Riding the school bus could come with a cost
Would you pay for your child to ride the school bus everyday? That could become your only option if Illinois school districts decide to charge parents a bus fee due to an enormous slash in transportation funding.
Education officials are considering a proposal to let schools stop offering free bus service. They could either get rid of the buses or charge for carrying students each day. The change would be part of a new system for distributing state money for student transportation.
The State Board of Education could introduce legislation this week. The Illinois Association of School Boards says transportation spending has been slashed 42 percent since 2010. That has left school districts struggling to pay for bus service.
That means, schools have taken money from their education funds to provide for transportation. Quincy Public School Superintendent Lonny Lemon says these cuts would be detrimental to both his district and neighboring counties.
"We all greatly fear that kids just won't come to school because the parents can't get them there. And certainly, number one, that affects academics, but it also affects economics, because right now, the formula is based on attendance. So right now, there's more questions than answers," Lemon said.
Meanwhile, bus drivers within the Quincy transportation system say these cuts would come at a time when the district is already suffering from a shortage in bus drivers.
Terri Morris spends most of her mornings and afternoons driving both elementary and high school students to and from school. She's also part of the office staff at the Quincy Bus Barn. That's not unusual for many of the office staff, and even the mechanics, who take on multiple jobs to cope with the driver shortage.
"I think our entire community benefits when you have great bus drivers who care about what they do and how they do it. And I think we do have that. We just don't have enough of them. We need more," Morris said.
Barnes says out of Quincy's 120 school bus drivers, only 11 are full time. He says he needs about 20 more drivers to balance out the full schedule. Due to the shortage, many kids will get on a different bus some days not knowing the driver. Morris says extra drivers would provide more consistency.

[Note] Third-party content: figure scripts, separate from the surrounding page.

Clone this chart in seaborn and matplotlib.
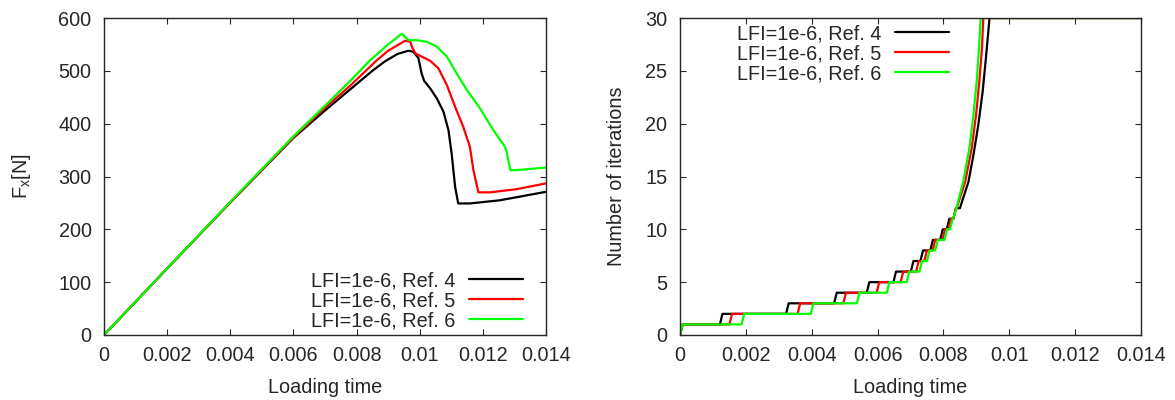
import matplotlib
matplotlib.use("Agg")
import matplotlib.pyplot as plt
import seaborn as sns
import pandas as pd
from matplotlib.ticker import FuncFormatter, MultipleLocator

# ---------------- data ----------------
labels = ["LFI=1e-6, Ref. 4", "LFI=1e-6, Ref. 5", "LFI=1e-6, Ref. 6"]
colors = ["#000000", "#ff0000", "#00ff00"]

# Left: force vs loading time
black_t = [0, 0.002, 0.004, 0.006, 0.007, 0.0078, 0.0085, 0.0089, 0.0093, 0.00964, 0.0098,
           0.00996, 0.01006, 0.01014, 0.01033, 0.01054, 0.01075, 0.01091, 0.01101, 0.01112,
           0.01122, 0.01159, 0.01254, 0.014]
black_f = [0, 126, 251, 373, 425, 465, 500, 518, 532, 538, 536,
           524, 495, 481, 467, 448, 423, 388, 344, 281,
           249, 249, 255, 271]
red_t = [0, 0.002, 0.004, 0.006, 0.007, 0.0078, 0.00864, 0.009, 0.00954, 0.0097, 0.00975,
         0.00986, 0.01006, 0.01033, 0.01059, 0.01086, 0.01112, 0.01138, 0.01159, 0.0117,
         0.01186, 0.01223, 0.01307, 0.014]
red_f = [0, 126, 251, 374, 430, 472, 520, 538, 557, 555, 546,
         533, 527, 519, 505, 473, 432, 394, 356, 312,
         270, 270, 276, 287]
green_t = [0, 0.002, 0.004, 0.006, 0.007, 0.0078, 0.00843, 0.009, 0.00943, 0.00953, 0.00964,
           0.0099, 0.01022, 0.01054, 0.01086, 0.01117, 0.01149, 0.01191, 0.01233, 0.0127,
           0.01275, 0.01287, 0.01307, 0.014]
green_f = [0, 126, 252, 376, 434, 481, 520, 550, 570, 565, 558,
           558, 555, 546, 527, 495, 464, 429, 388, 356,
           347, 312, 312, 317]

# Right: number of iterations (times where the count increases by one, then the final rise)
black_steps = [0, 0.00121, 0.00322, 0.00468, 0.00567, 0.00648, 0.00701, 0.0073, 0.0076,
               0.0079, 0.0081, 0.0083]
black_rise_t = [0.0085, 0.00876, 0.00891, 0.00906, 0.00919, 0.00929, 0.0094, 0.014]
black_rise_n = [12, 14.5, 17, 19.9, 23, 26.2, 30, 30]
red_steps = [0, 0.0015, 0.00357, 0.00496, 0.00597, 0.0067, 0.00717, 0.00742, 0.00767,
             0.00797, 0.00815, 0.0083]
red_rise_t = [0.0084, 0.00866, 0.00886, 0.00899, 0.00909, 0.00917, 0.00921, 0.014]
red_rise_n = [12, 14.5, 17.7, 20.8, 24, 27.1, 30, 30]
green_steps = [0, 0.00187, 0.00397, 0.00537, 0.00628, 0.00688, 0.00727, 0.0075, 0.00775,
               0.00803, 0.0082]
green_rise_t = [0.00835, 0.0086, 0.00879, 0.00891, 0.00901, 0.00908, 0.00913, 0.014]
green_rise_n = [11.5, 14.5, 17.7, 20.8, 24, 27.1, 30, 30]

xticks = [0, 0.002, 0.004, 0.006, 0.008, 0.01, 0.012, 0.014]


def step_series(steps, rise_t, rise_n, ramp=0.00008):
    t, n = [], []
    for k, s in enumerate(steps):
        t += [s, s + ramp]
        n += [k, k + 1]
    return t + rise_t, n + rise_n


# ---------------- style ----------------
sns.set_style("ticks")
plt.rcParams["font.family"] = ["Liberation Sans", "DejaVu Sans"]
plt.rcParams["xtick.direction"] = "in"
plt.rcParams["ytick.direction"] = "in"
plt.rcParams["xtick.top"] = True
plt.rcParams["ytick.right"] = True
plt.rcParams["xtick.major.size"] = 4
plt.rcParams["ytick.major.size"] = 4
plt.rcParams["axes.linewidth"] = 1.0

fs = 14.3
fig = plt.figure(figsize=(11.75, 4.0), dpi=100)
ax1 = fig.add_axes([104 / 1175, 1 - 335 / 400, 442 / 1175, 317 / 400])
ax2 = fig.add_axes([680 / 1175, 1 - 335 / 400, 461 / 1175, 317 / 400])

fmt = FuncFormatter(lambda v, p: "%g" % round(v, 6))

left = [(black_t, black_f), (red_t, red_f), (green_t, green_f)]
for (t, f), lab, c in zip(left, labels, colors):
    df = pd.DataFrame({"t": t, "f": f})
    sns.lineplot(data=df, x="t", y="f", ax=ax1, color=c, label=lab, lw=1.6,
                 sort=False, estimator=None)

right = [step_series(black_steps, black_rise_t, black_rise_n),
         step_series(red_steps, red_rise_t, red_rise_n),
         step_series(green_steps, green_rise_t, green_rise_n)]
for (t, n), lab, c in zip(right, labels, colors):
    df = pd.DataFrame({"t": t, "n": n})
    sns.lineplot(data=df, x="t", y="n", ax=ax2, color=c, label=lab, lw=1.6,
                 sort=False, estimator=None)

for ax in (ax1, ax2):
    ax.set_xlim(0, 0.014)
    ax.set_xticks(xticks)
    ax.xaxis.set_major_formatter(fmt)
    ax.tick_params(axis="x", labelsize=fs, pad=8)
    ax.tick_params(axis="y", labelsize=fs, pad=9)
    ax.set_xlabel("Loading time", fontsize=fs, labelpad=9)

ax1.set_ylim(0, 600)
ax1.yaxis.set_major_locator(MultipleLocator(100))
ax1.set_ylabel("F$_\\mathregular{x}$[N]", fontsize=fs, labelpad=18)

ax2.set_ylim(0, 30)
ax2.yaxis.set_major_locator(MultipleLocator(5))
ax2.set_ylabel("Number of iterations", fontsize=fs, labelpad=14)

leg_kw = dict(frameon=False, markerfirst=False, fontsize=fs, handlelength=2.7,
              handletextpad=0.7, labelspacing=0.05, borderpad=0, borderaxespad=0)
ax1.legend(loc="lower right", bbox_to_anchor=(0.948, 0.015), **leg_kw)
ax2.legend(loc="upper left", bbox_to_anchor=(0.123, 0.98), **leg_kw)

fig.savefig("out.png", dpi=100)
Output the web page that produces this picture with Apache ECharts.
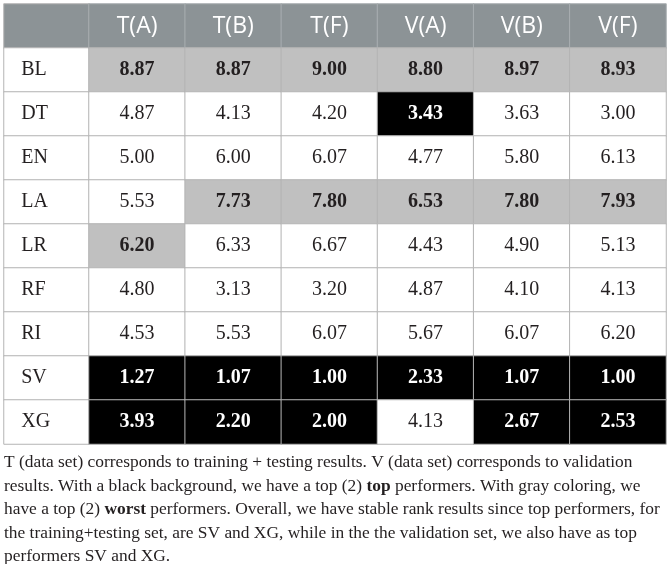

"I think it would absolutely help the children. I think it also helps parents. They also get to know the bus driver and can have a conversation with them, like by the way, my child does this or they need help with this. Whatever makes people feel comfortable about letting your students on the bus, I want them to feel that way. Because if it was my child, I'd want to know the bus driver," Morris said.
The driver shortage and budget cuts have caused the district to eliminate routes, thus packing in the remaining buses with even more children. Morris says it's easy to become attached to the children, and especially hard when her routes get switched.
"It was a transition. In fact, I cried," Morris said. "The lady in the office said this to me and she was right, 'you'll fall in love with the new set of kids.' She's right, I did."